The exercise - Reproduce the listing below in full and without alteration, apart from its pictures.

____

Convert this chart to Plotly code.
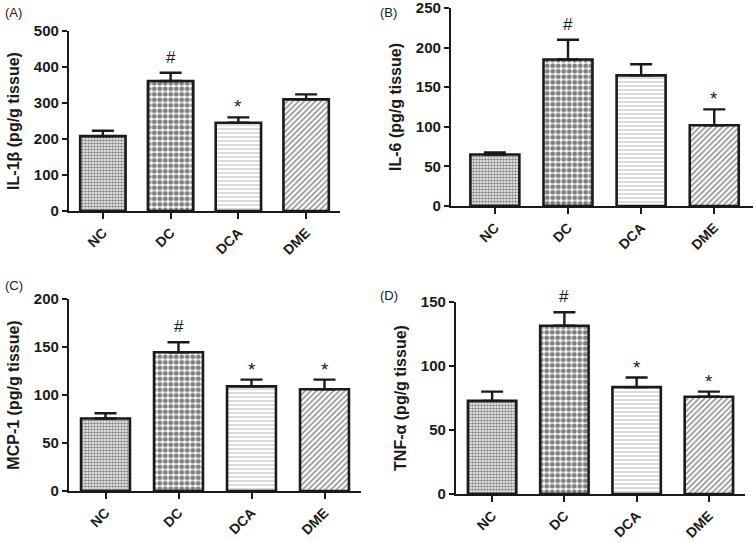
import plotly.graph_objects as go

groups = ["NC", "DC", "DCA", "DME"]

il1b_mean = [208, 361, 245, 310]
il1b_err = [15, 23, 15, 14]
il1b_sig = ["", "#", "*", ""]

il6_mean = [65, 185, 165, 102]
il6_err = [2.5, 25, 14, 20]
il6_sig = ["", "#", "", "*"]

mcp1_mean = [75.5, 144.5, 109, 106]
mcp1_err = [5.5, 10.5, 7, 10]
mcp1_sig = ["", "#", "*", "*"]

tnfa_mean = [72.8, 131.5, 83.5, 76]
tnfa_err = [7.2, 10.5, 7.5, 4]
tnfa_sig = ["", "#", "*", "*"]

titles = ["IL-1β (pg/g tissue)", "IL-6 (pg/g tissue)",
          "MCP-1 (pg/g tissue)", "TNF-α (pg/g tissue)"]
letters = ["(A)", "(B)", "(C)", "(D)"]
ymax = [500, 250, 200, 150]
dticks = [100, 50, 50, 50]

W, H = 755, 542
# pixel boxes of each plot area: x0, x1, ytop, ybottom
boxes = [(69, 340, 31, 211), (451, 753, 8, 206),
         (69, 361, 299, 491), (456, 745, 302, 494)]
xranges = [[-0.5, 3.5], [-0.6, 3.53], [-0.5, 3.5], [-0.5, 3.5]]
letter_pos = [(3, 12), (378, 12), (3, 285), (378, 295)]

# bar fill patterns for NC, DC, DCA, DME
patterns = [
    dict(shape=".", size=3, solidity=0.6, fgcolor="#111", bgcolor="white"),
    dict(shape=".", size=5.5, solidity=0.6, fgcolor="black", bgcolor="white"),
    dict(shape="-", size=4, solidity=0.3, fgcolor="#8a8a8a", bgcolor="white"),
    dict(shape="/", size=4, solidity=0.4, fgcolor="#222", bgcolor="white"),
]

font = "Liberation Sans, Arial, sans-serif"
data = [(il1b_mean, il1b_err, il1b_sig), (il6_mean, il6_err, il6_sig),
        (mcp1_mean, mcp1_err, mcp1_sig), (tnfa_mean, tnfa_err, tnfa_sig)]

fig = go.Figure()
annotations = []

for i, (mean, err, sig) in enumerate(data):
    sfx = "" if i == 0 else str(i + 1)
    x0, x1, yt, yb = boxes[i]

    for j, g in enumerate(groups):
        fig.add_trace(go.Bar(
            x=[g], y=[mean[j]],
            xaxis="x" + sfx, yaxis="y" + sfx,
            marker=dict(color="white", pattern=patterns[j],
                        line=dict(color="#1a1a1a", width=2.6)),
            error_y=dict(type="data", symmetric=False, array=[err[j]],
                         arrayminus=[0], color="#1a1a1a",
                         thickness=2.4, width=11),
            hoverinfo="skip", showlegend=False))

    for j, s in enumerate(sig):
        if s:
            annotations.append(dict(
                x=groups[j], y=mean[j] + err[j],
                xref="x" + sfx, yref="y" + sfx,
                text=s, showarrow=False, yanchor="bottom",
                yshift=4 if s == "#" else -2,
                font=dict(family=font, size=17 if s == "#" else 19,
                          color="#1a1a1a")))

    lx, ly = letter_pos[i]
    annotations.append(dict(
        x=lx / W, y=1 - ly / H, xref="paper", yref="paper",
        text=letters[i], showarrow=False, xanchor="left", yanchor="middle",
        font=dict(family=font, size=13, color="#1a1a1a")))

    fig.layout["xaxis" + sfx] = dict(
        domain=[x0 / W, x1 / W], anchor="y" + sfx, automargin=False,
        range=xranges[i], categoryorder="array", categoryarray=groups,
        showline=True, linecolor="#1a1a1a", linewidth=2.2,
        ticks="outside", ticklen=6, tickwidth=2, tickcolor="#1a1a1a",
        tickangle=-45, showgrid=False, zeroline=False,
        tickfont=dict(family=font, size=14, color="#1a1a1a", weight="bold"))
    fig.layout["yaxis" + sfx] = dict(
        domain=[1 - yb / H, 1 - yt / H], anchor="x" + sfx, automargin=False,
        range=[0, ymax[i] * 1.0001], tickmode="linear", tick0=0,
        dtick=dticks[i], ticklabeloverflow="allow",
        showline=True, linecolor="#1a1a1a", linewidth=2.2,
        ticks="outside", ticklen=5, tickwidth=2, tickcolor="#1a1a1a",
        showgrid=False, zeroline=False,
        tickfont=dict(family=font, size=15, color="#1a1a1a", weight="bold"),
        title=dict(text=titles[i], standoff=10,
                   font=dict(family=font, size=16, color="#1a1a1a",
                             weight="bold")))

fig.update_layout(
    width=W, height=H,
    margin=dict(l=0, r=0, t=0, b=0),
    plot_bgcolor="white", paper_bgcolor="white",
    bargap=0.33, barmode="overlay",
    annotations=annotations)

# drop the browser's default body margin so the figure fills the window
fig.write_html("out.html", config={"displayModeBar": False},
               post_script="document.body.style.margin = '0';")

____

Response -
Convert this chart to Plotly code.
import plotly.graph_objects as go

groups = ["NC", "DC", "DCA", "DME"]

il1b_mean = [208, 361, 245, 310]
il1b_err = [15, 23, 15, 14]
il1b_sig = ["", "#", "*", ""]

il6_mean = [65, 185, 165, 102]
il6_err = [2.5, 25, 14, 20]
il6_sig = ["", "#", "", "*"]

mcp1_mean = [75.5, 144.5, 109, 106]
mcp1_err = [5.5, 10.5, 7, 10]
mcp1_sig = ["", "#", "*", "*"]

tnfa_mean = [72.8, 131.5, 83.5, 76]
tnfa_err = [7.2, 10.5, 7.5, 4]
tnfa_sig = ["", "#", "*", "*"]

titles = ["IL-1β (pg/g tissue)", "IL-6 (pg/g tissue)",
          "MCP-1 (pg/g tissue)", "TNF-α (pg/g tissue)"]
letters = ["(A)", "(B)", "(C)", "(D)"]
ymax = [500, 250, 200, 150]
dticks = [100, 50, 50, 50]

W, H = 755, 542
# pixel boxes of each plot area: x0, x1, ytop, ybottom
boxes = [(69, 340, 31, 211), (451, 753, 8, 206),
         (69, 361, 299, 491), (456, 745, 302, 494)]
xranges = [[-0.5, 3.5], [-0.6, 3.53], [-0.5, 3.5], [-0.5, 3.5]]
letter_pos = [(3, 12), (378, 12), (3, 285), (378, 295)]

# bar fill patterns for NC, DC, DCA, DME
patterns = [
    dict(shape=".", size=3, solidity=0.6, fgcolor="#111", bgcolor="white"),
    dict(shape=".", size=5.5, solidity=0.6, fgcolor="black", bgcolor="white"),
    dict(shape="-", size=4, solidity=0.3, fgcolor="#8a8a8a", bgcolor="white"),
    dict(shape="/", size=4, solidity=0.4, fgcolor="#222", bgcolor="white"),
]

font = "Liberation Sans, Arial, sans-serif"
data = [(il1b_mean, il1b_err, il1b_sig), (il6_mean, il6_err, il6_sig),
        (mcp1_mean, mcp1_err, mcp1_sig), (tnfa_mean, tnfa_err, tnfa_sig)]

fig = go.Figure()
annotations = []

for i, (mean, err, sig) in enumerate(data):
    sfx = "" if i == 0 else str(i + 1)
    x0, x1, yt, yb = boxes[i]

    for j, g in enumerate(groups):
        fig.add_trace(go.Bar(
            x=[g], y=[mean[j]],
            xaxis="x" + sfx, yaxis="y" + sfx,
            marker=dict(color="white", pattern=patterns[j],
                        line=dict(color="#1a1a1a", width=2.6)),
            error_y=dict(type="data", symmetric=False, array=[err[j]],
                         arrayminus=[0], color="#1a1a1a",
                         thickness=2.4, width=11),
            hoverinfo="skip", showlegend=False))

    for j, s in enumerate(sig):
        if s:
            annotations.append(dict(
                x=groups[j], y=mean[j] + err[j],
                xref="x" + sfx, yref="y" + sfx,
                text=s, showarrow=False, yanchor="bottom",
                yshift=4 if s == "#" else -2,
                font=dict(family=font, size=17 if s == "#" else 19,
                          color="#1a1a1a")))

    lx, ly = letter_pos[i]
    annotations.append(dict(
        x=lx / W, y=1 - ly / H, xref="paper", yref="paper",
        text=letters[i], showarrow=False, xanchor="left", yanchor="middle",
        font=dict(family=font, size=13, color="#1a1a1a")))

    fig.layout["xaxis" + sfx] = dict(
        domain=[x0 / W, x1 / W], anchor="y" + sfx, automargin=False,
        range=xranges[i], categoryorder="array", categoryarray=groups,
        showline=True, linecolor="#1a1a1a", linewidth=2.2,
        ticks="outside", ticklen=6, tickwidth=2, tickcolor="#1a1a1a",
        tickangle=-45, showgrid=False, zeroline=False,
        tickfont=dict(family=font, size=14, color="#1a1a1a", weight="bold"))
    fig.layout["yaxis" + sfx] = dict(
        domain=[1 - yb / H, 1 - yt / H], anchor="x" + sfx, automargin=False,
        range=[0, ymax[i] * 1.0001], tickmode="linear", tick0=0,
        dtick=dticks[i], ticklabeloverflow="allow",
        showline=True, linecolor="#1a1a1a", linewidth=2.2,
        ticks="outside", ticklen=5, tickwidth=2, tickcolor="#1a1a1a",
        showgrid=False, zeroline=False,
        tickfont=dict(family=font, size=15, color="#1a1a1a", weight="bold"),
        title=dict(text=titles[i], standoff=10,
                   font=dict(family=font, size=16, color="#1a1a1a",
                             weight="bold")))

fig.update_layout(
    width=W, height=H,
    margin=dict(l=0, r=0, t=0, b=0),
    plot_bgcolor="white", paper_bgcolor="white",
    bargap=0.33, barmode="overlay",
    annotations=annotations)

# drop the browser's default body margin so the figure fills the window
fig.write_html("out.html", config={"displayModeBar": False},
               post_script="document.body.style.margin = '0';")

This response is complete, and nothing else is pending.